Нет, не удалась жизнь, мне, хорошему человеку Ване Коровину, — горестно думал Слава. — Какой великолепный бас даровал мне господь! Как пелось на клиросе! Слава вспоминал, как дрожали языки свечей в соборе от мощи голоса. А когда на словах “Господу нашему Иисусу Христу миром помолимся!” голос переходил в рычание, даже полицмейстер жмурился и шептал: “Хорош, шельма”, сотворяя крестное знамение, ибо ругаться в храме — грех. И были тогда у него, у Ивана, жена, маленький домик, коровенка, пара свинок да птица… Только детьми не благословил господь. На бога, а более того на божью матерь, уповая, он, Иван Коровин, частенько поколачивал неродиху-жену, чтобы истовей заботилась о женском своем естестве, а поколотив — шел в кабак и пил там одну за другой, пока не начинало из него бормотаться вслух:
— Не сподобил, господь, не сподобил… Сказано бо в писании: “Бесплодная смоковница!”
Потом он плакал, выпивал еще и следом за тем давал в морду любому близ сидящему. В конце концов его били и выкидывали во двор.
Хотя сие пьянство и недостойно было сана, однако голоса ради Ивана терпели и увещевали всякожды, и эпитимью накладывали суровую.

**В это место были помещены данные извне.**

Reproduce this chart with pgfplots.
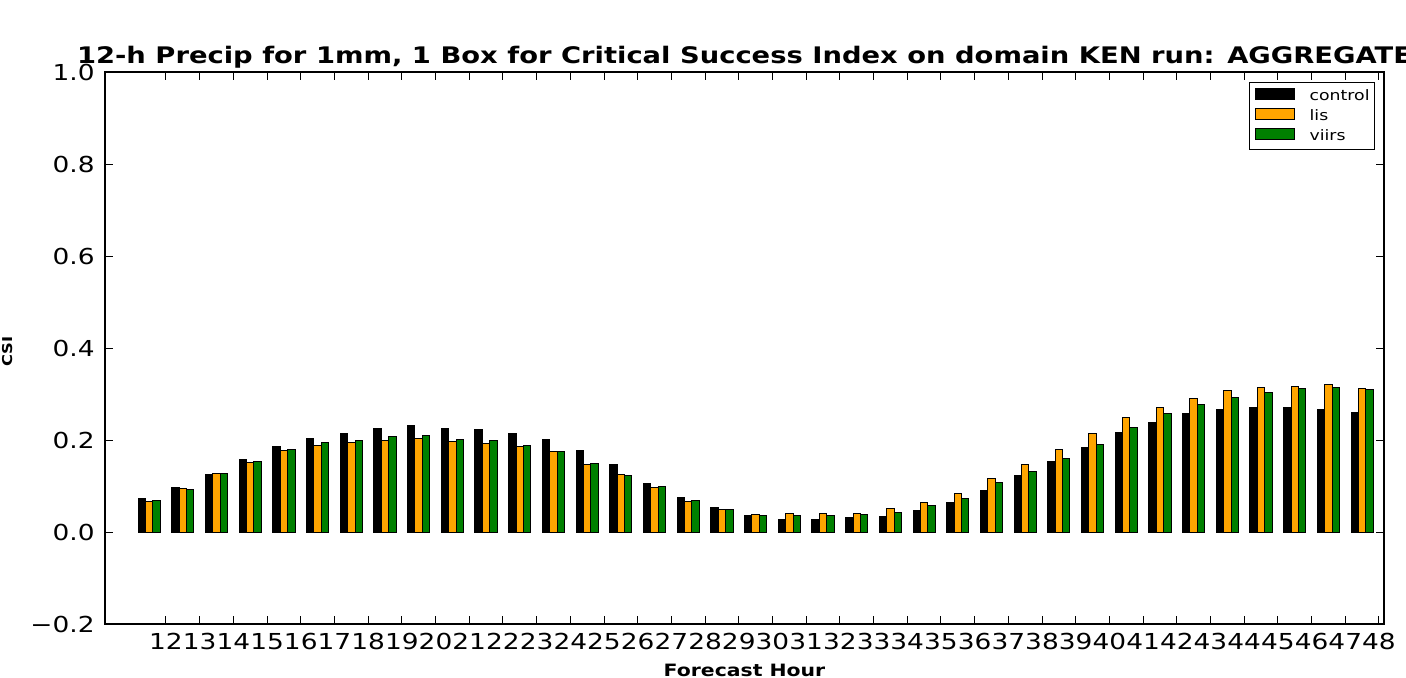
\documentclass[border=0pt]{standalone}
\usepackage{fontspec}
\setmainfont{DejaVu Sans}[FakeStretch=1.2]
\usepackage{pgfplots}
\usepackage{pgfplotstable}
\pgfplotsset{compat=1.18}
\pgfplotsset{mybarlegend/.style={legend image code/.code={\draw[##1, line width=0.5pt] (0pt,-1.4pt) rectangle (19.5pt,4.1pt);}}}
\pgfplotstableread{
hour control lis viirs
12 0.073 0.067 0.068
13 0.096 0.095 0.093
14 0.126 0.128 0.128
15 0.157 0.152 0.153
16 0.186 0.177 0.180
17 0.204 0.188 0.195
18 0.214 0.194 0.198
19 0.225 0.200 0.207
20 0.231 0.204 0.209
21 0.225 0.197 0.201
22 0.222 0.193 0.198
23 0.214 0.186 0.189
24 0.201 0.174 0.174
25 0.178 0.146 0.150
26 0.147 0.125 0.122
27 0.105 0.097 0.099
28 0.075 0.067 0.069
29 0.054 0.049 0.050
30 0.036 0.038 0.036
31 0.028 0.041 0.035
32 0.028 0.041 0.035
33 0.031 0.041 0.039
34 0.034 0.051 0.042
35 0.046 0.065 0.057
36 0.065 0.083 0.072
37 0.091 0.116 0.107
38 0.123 0.146 0.131
39 0.153 0.180 0.159
40 0.183 0.215 0.191
41 0.216 0.248 0.228
42 0.237 0.271 0.257
43 0.258 0.290 0.278
44 0.267 0.308 0.293
45 0.270 0.314 0.303
46 0.270 0.317 0.312
47 0.267 0.320 0.315
48 0.259 0.312 0.309
}\datatable
\definecolor{mplorange}{HTML}{FFA500}
\definecolor{mplgreen}{HTML}{008000}
\begin{document}
\begin{tikzpicture}
\useasboundingbox (-52.5pt,-26.5pt) rectangle (650.5pt,312pt);
\clip (-52.5pt,-26.5pt) rectangle (650.5pt,312pt);
\begin{axis}[
  at={(0,0)}, anchor=south west,
  scale only axis, width=639.5pt, height=276pt,
  xmin=10.19, xmax=48.15, ymin=-0.2, ymax=1.0,
  xtick={12,...,48},
  ytick={-0.2,0,0.2,0.4,0.6,0.8,1.0},
  yticklabels={−0.2,0.0,0.2,0.4,0.6,0.8,1.0},
  /pgf/number format/assume math mode=true,
  major tick length=4pt,
  tick style={black, line width=0.5pt},
  axis line style={line width=0.8pt},
  xticklabel style={font=\fontsize{11}{13}\selectfont, inner sep=0pt, yshift=-4.5pt},
  yticklabel style={font=\fontsize{11}{13}\selectfont, inner sep=0pt, xshift=-5pt},
  title={12-h Precip for 1mm, 1 Box for Critical Success Index on domain KEN run: AGGREGATE},
  every axis title/.style={font=\bfseries\fontsize{11.4}{13}\selectfont, at={(0.5,1)}, anchor=base, yshift=4.5pt, inner sep=0pt},
  xlabel={Forecast Hour},
  xlabel style={font=\bfseries\fontsize{8.5}{10}\selectfont, at={(axis description cs:0.5,-0.0725)}, anchor=north, inner sep=0pt},
  ylabel={CSI},
  ylabel style={font=\bfseries\fontsize{6.8}{8}\selectfont, at={(axis description cs:-0.0758,0.493)}, anchor=center, inner sep=0pt},
  legend cell align=left,
  legend style={at={(0.993,0.982)}, anchor=north east, draw=black, line width=0.5pt,
    font=\fontsize{7.2}{8}\selectfont, inner xsep=2.5pt, inner ysep=3pt,
    nodes={inner sep=0pt, text height=5.2pt, text depth=1.5pt},
    row sep=2.3pt, column sep=7.5pt},
]
\addplot[ybar, bar width=3.7pt, bar shift=-12.12pt, fill=black, draw=black, line width=0.5pt, mybarlegend]
  table[x=hour, y=control] {\datatable};
\addlegendentry{control}
\addplot[ybar, bar width=3.7pt, bar shift=-8.42pt, fill=mplorange, draw=black, line width=0.5pt, mybarlegend]
  table[x=hour, y=lis] {\datatable};
\addlegendentry{lis}
\addplot[ybar, bar width=3.7pt, bar shift=-4.71pt, fill=mplgreen, draw=black, line width=0.5pt, mybarlegend]
  table[x=hour, y=viirs] {\datatable};
\addlegendentry{viirs}
\end{axis}
\end{tikzpicture}
\end{document}
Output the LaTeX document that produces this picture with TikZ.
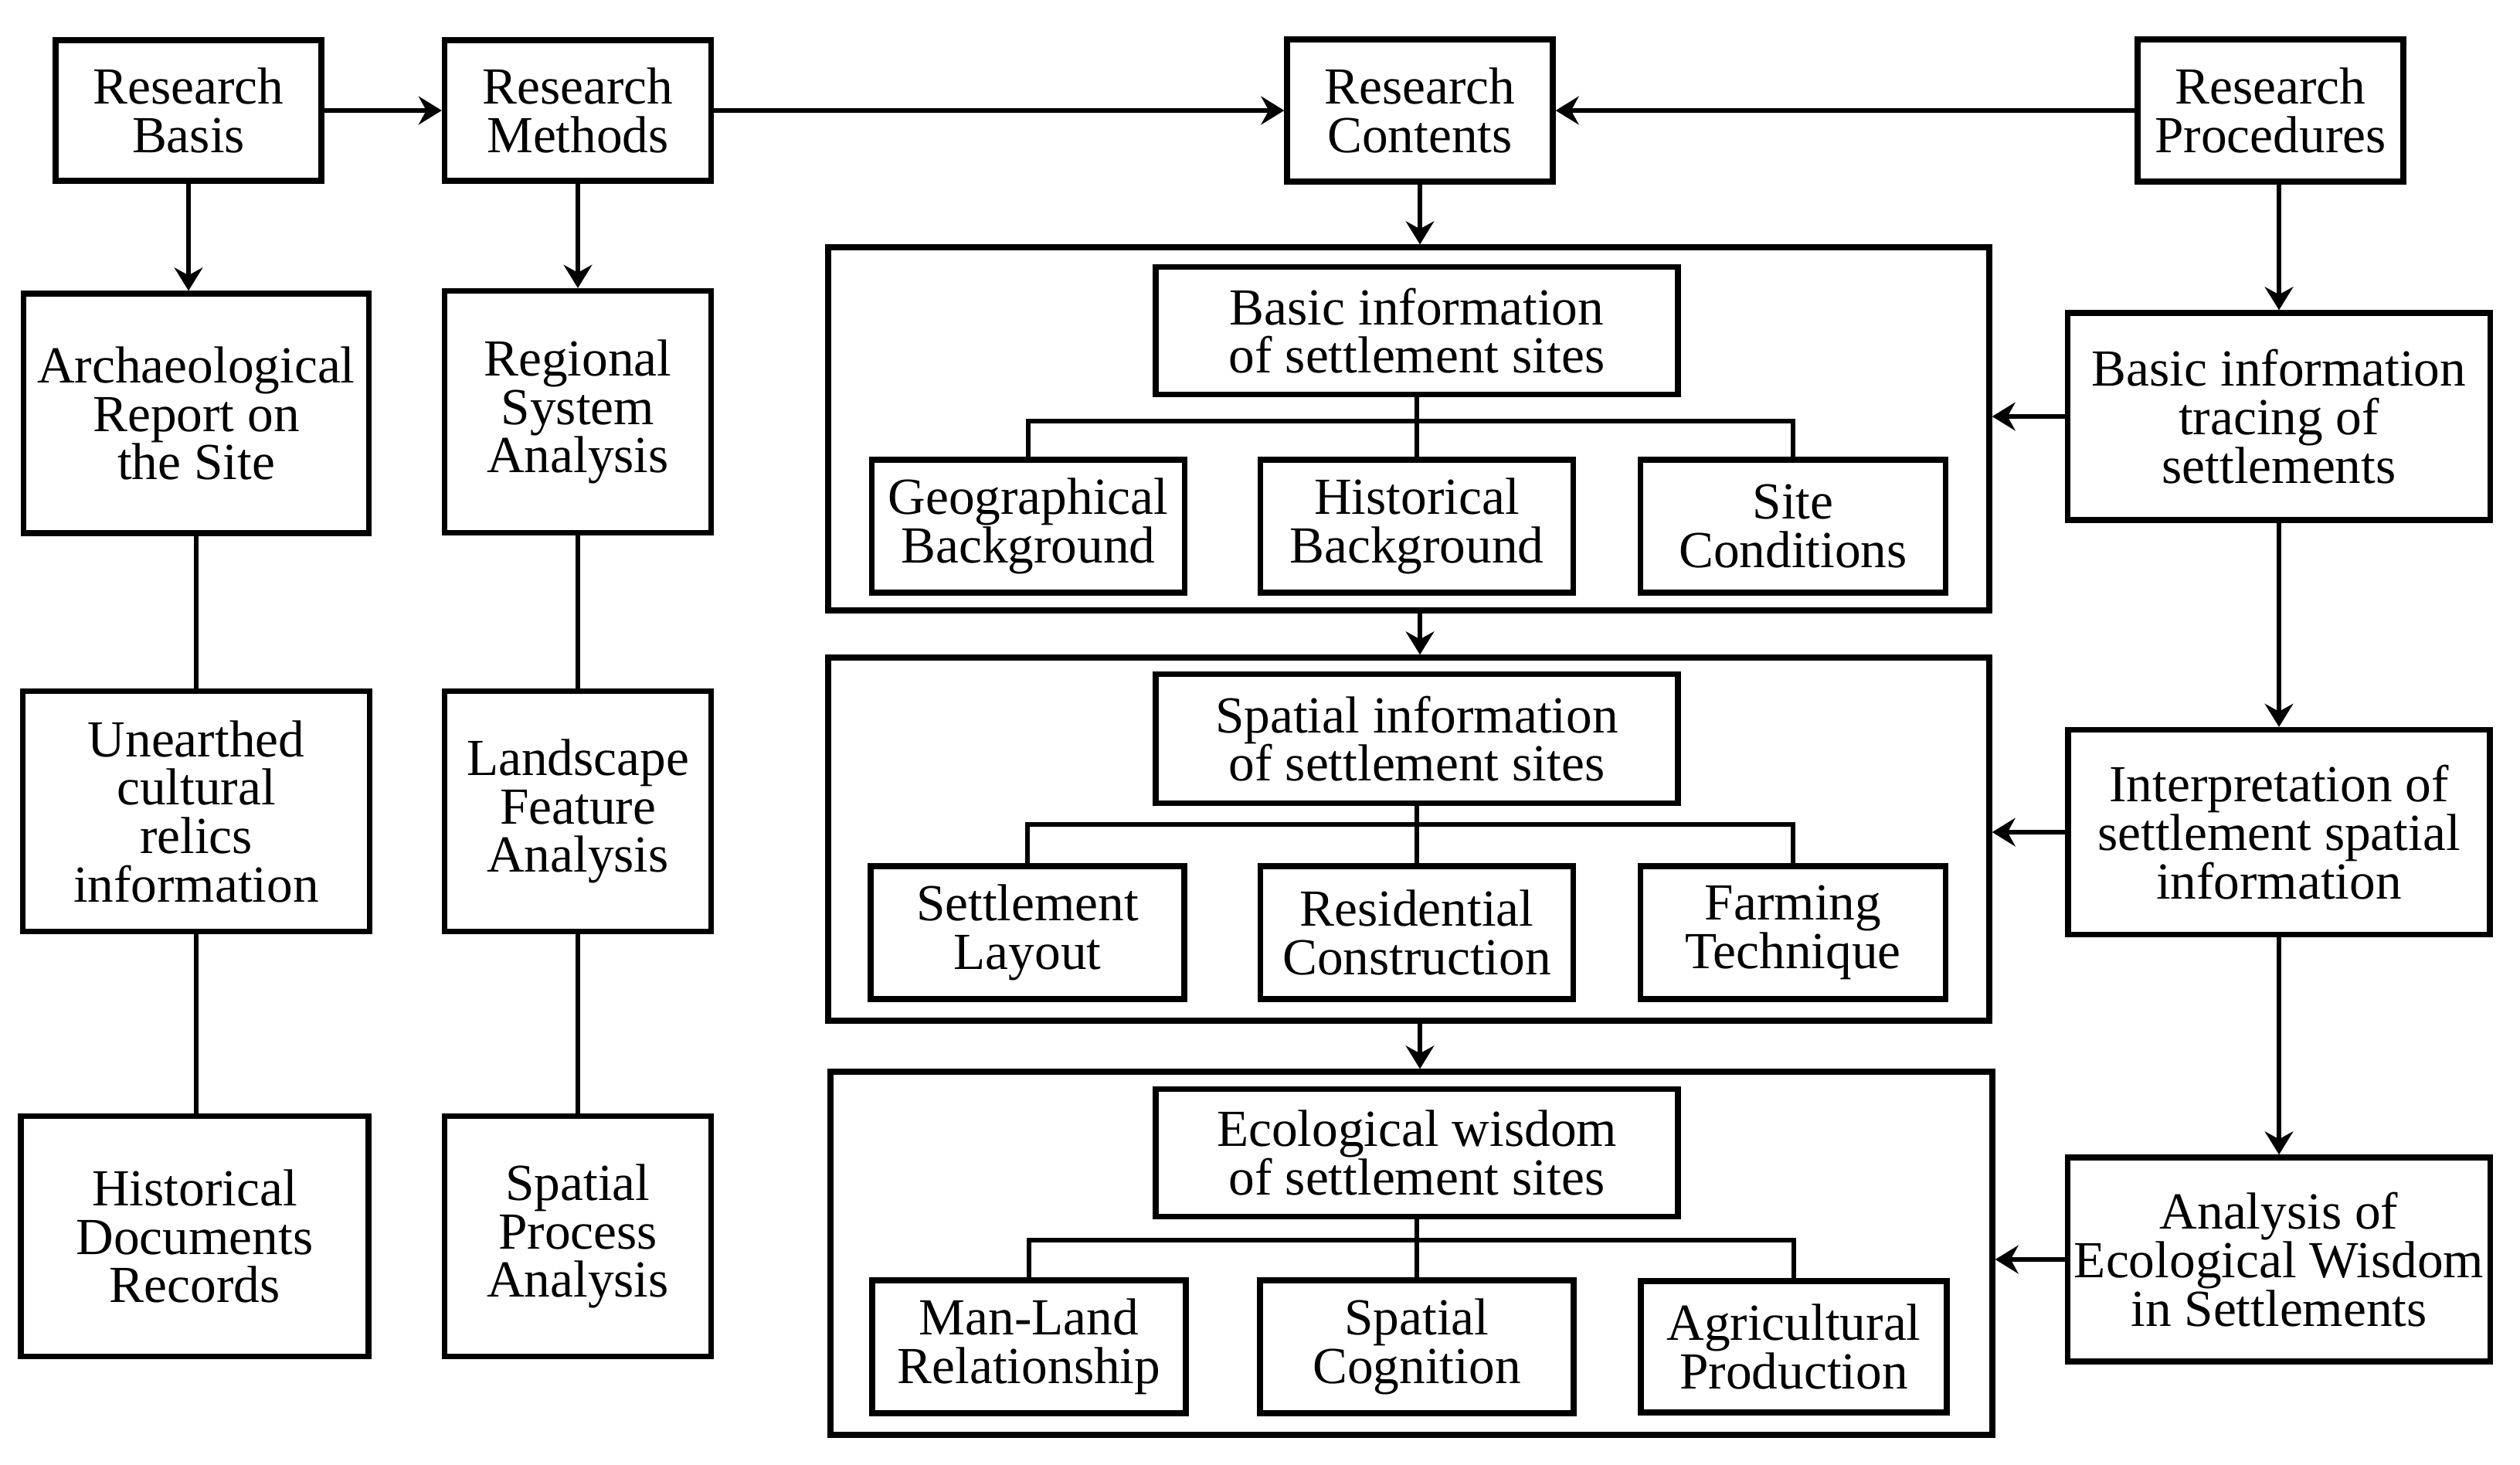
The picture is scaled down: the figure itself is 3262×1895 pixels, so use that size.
\documentclass[tikz,border=0pt]{standalone}
\usepackage{fontspec}
\setmainfont{Liberation Serif}
\usetikzlibrary{arrows.meta}
\begin{document}
\begin{tikzpicture}[x=0.3pt,y=-0.3pt,
  box/.style={draw, line width=2.2pt, inner sep=0pt, align=center, font=\fontsize{20.2}{18.8}\selectfont},
  frame/.style={draw, line width=2.2pt, inner sep=0pt},
  sz/.style 2 args={minimum width=#1*0.3pt, minimum height=#2*0.3pt},
  conn/.style={line width=2pt},
  arr/.style={line width=2pt, -{Stealth[length=9pt,width=11pt,inset=3pt]}}]
\useasboundingbox (0,0) rectangle (3262,1895);

% top row
\node[box,sz={344}{182}] (rb) at (244,143) {Research\\Basis};
\node[box,sz={345}{182}] (rm) at (748,143) {Research\\Methods};
\node[box,sz={344}{184}] (rc) at (1838,143) {Research\\Contents};
\node[box,sz={344}{184}] (rp) at (2939,143) {Research\\Procedures};

% left columns
\node[box,sz={447}{310}] (arch) at (254,535) {Archaeological\\Report on\\the Site};
\node[box,sz={449}{311}] (une) at (254,1050) {Unearthed\\cultural\\relics\\information};
\node[box,sz={450}{311}] (hdoc) at (252,1600) {Historical\\Documents\\Records};
\node[box,sz={345}{313}] (reg) at (748,533) {Regional\\System\\Analysis};
\node[box,sz={345}{311}] (land) at (748,1050) {Landscape\\Feature\\Analysis};
\node[box,sz={345}{311}] (sproc) at (748,1600) {Spatial\\Process\\Analysis};

% containers
\node[frame,sz={1503}{470}] (c1) at (1823.5,555) {};
\node[frame,sz={1503}{470}] (c2) at (1823.5,1086) {};
\node[frame,sz={1504}{470}] (c3) at (1827,1622) {};

% container 1
\node[box,sz={676}{165}] (bi) at (1834,428) {Basic information\\of settlement sites};
\node[box,sz={405}{172}] (geo) at (1331,681) {Geographical\\Background};
\node[box,sz={405}{172}] (hist) at (1834,681) {Historical\\Background};
\node[box,sz={395}{172}] (site) at (2321,681) {Site\\Conditions};
\coordinate (j1) at (1834,545);

% container 2
\node[box,sz={676}{167}] (si) at (1834,956) {Spatial information\\of settlement sites};
\node[box,sz={406}{172}] (sl) at (1330,1207) {Settlement\\Layout};
\node[box,sz={405}{172}] (res) at (1834,1207) {Residential\\Construction};
\node[box,sz={395}{172}] (farm) at (2321,1207) {Farming\\Technique};
\coordinate (j2) at (1834,1067);

% container 3
\node[box,sz={676}{165}] (eco) at (1834,1492) {Ecological wisdom\\of settlement sites};
\node[box,sz={406}{172}] (ml) at (1332,1743) {Man-Land\\Relationship};
\node[box,sz={406}{172}] (cog) at (1834,1743) {Spatial\\Cognition};
\node[box,sz={396}{170}] (agr) at (2322,1743) {Agricultural\\Production};
\coordinate (j3) at (1834,1605);

% right column
\node[box,sz={547}{268}] (tr) at (2950,539) {Basic information\\tracing of\\settlements};
\node[box,sz={546}{265}] (int) at (2950,1077) {Interpretation of\\settlement spatial\\information};
\node[box,sz={547}{264}] (ana) at (2950,1630) {Analysis of\\Ecological Wisdom\\in Settlements};

% top arrows
\draw[arr] (rb) -- (rm);
\draw[arr] (rm) -- (rc);
\draw[arr] (rp) -- (rc);

% left columns
\draw[arr] (rb.south) -- (rb.south |- arch.north);
\draw[conn] (arch) -- (une);
\draw[conn] (une.south) -- (une.south |- hdoc.north);
\draw[arr] (rm) -- (reg);
\draw[conn] (reg) -- (land);
\draw[conn] (land) -- (sproc);

% middle
\draw[arr] (rc) -- (rc |- c1.north);
\draw[arr] (c1.south -| rc) -- (c2.north -| rc);
\draw[arr] (c2.south -| rc) -- (c3.north -| rc);

\draw[conn] (bi) -- (j1);
\draw[conn] (geo.north) |- (j1) -| (site.north);
\draw[conn] (j1) -- (hist.north);
\draw[conn] (si) -- (j2);
\draw[conn] (sl.north) |- (j2) -| (farm.north);
\draw[conn] (j2) -- (res.north);
\draw[conn] (eco) -- (j3);
\draw[conn] (ml.north) |- (j3) -| (agr.north);
\draw[conn] (j3) -- (cog.north);

% right column
\draw[arr] (tr.north |- rp.south) -- (tr.north);
\draw[arr] (tr) -- (int);
\draw[arr] (int) -- (ana);
\draw[arr] (tr.west) -- (tr.west -| c1.east);
\draw[arr] (int.west) -- (int.west -| c2.east);
\draw[arr] (ana.west) -- (ana.west -| c3.east);
\end{tikzpicture}
\end{document}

И услышал его Господь, и родила Гликерья на пасху сына. Счастливый соборный дьякон вознес богу горячую благодарность, а по слабости плоти, отдал дань диаволу, напоив, а затем и разгромив весь кабак. С того пошло — уже не от горести, а от счастья. Пил я, вспоминал Слава, все чаще, соборный октоих потерял, а книга была древняя, по преданию, святыми отцами писанная. И наконец вовсе впал в грех, возгласив однажды не “аминь”, а “выпьем”. Ох, что было, что было! День-то был какой — соборный праздник! У площади перед собором ни проехать, ни пройти. Сердобольные купцы щедро сыпали медь в подставленные грязные, корявые ладони, мятые картузы, рваные тряпки. Блестевшие шитьем парадных мундиров чиновники, мастеровые, мужики — весь город собрался на широкой площади перед собором Крестовоздвижения и оделял собравшихся много против обычного нищих. Те вопили, показывали раны, изувеченные конечности, и детей, завернутых в мешковину. Визг, крики, ругань и благодарности…
И вдруг благолепие праздника прервал строгий глас, донесшийся из приотворенных дверей собора:
— Изыди! Изыди бо отвержен от таинства служения есть!
Двери собора распахнулись и на паперти показался здоровенный детина в изорванной и до невероятности грязной рясе — таким он, Иван Коровин, предстал в тот скорбный для него день народу. Его тащили за руки два ражих служки, а он молча упирался. Из собора же доносилось:
— Сказал бо Господь наш: изблюю из уст своих!..
И кто-то из нищих вслух пожалел:
— Иван-то опять пьян! Вне всякого подобия нализался. А какой дьякон был!
— Все прах и тлен, — подтвердил другой. — Он же вознесет, он же опустит. Аминь!
Сколько времени утекло с момента позорного изгнания из храма до встречи у захудалой церквушки с язвительным Ферапонтом Ивановичем? Неделя? Месяц? Год? Этого Слава не знал. Зато он знал о себе, Иване Коровине то, чего ни тот он, прошлый Иван, ни язвитель его, ловкач и прохиндей, ни знать не знали, ни догадываться не могли. В тот вечер нехорошего их разговора Иван, воротясь, крепенько поучит жену, а она, не снеся, утречком, до его пьяного просыпа, уйдет с сыночком на руках из дома и пропадет навеки его Гликерья, самый дорогой и всетерпимый его человек, — то ли христарадничать по великой Руси, то ли, потеряв сыночка — бог дал, бог взял, — сама уберется туда, где несть ни печали, ни воздыхания. И ему, громогласному и непутевому Ивану, уже срок подходит в скорой скорости ухнуть в хмельном обалдении с откоса в реку и впервые за много дней воистину досыта напиться — по горло, по полную смерть.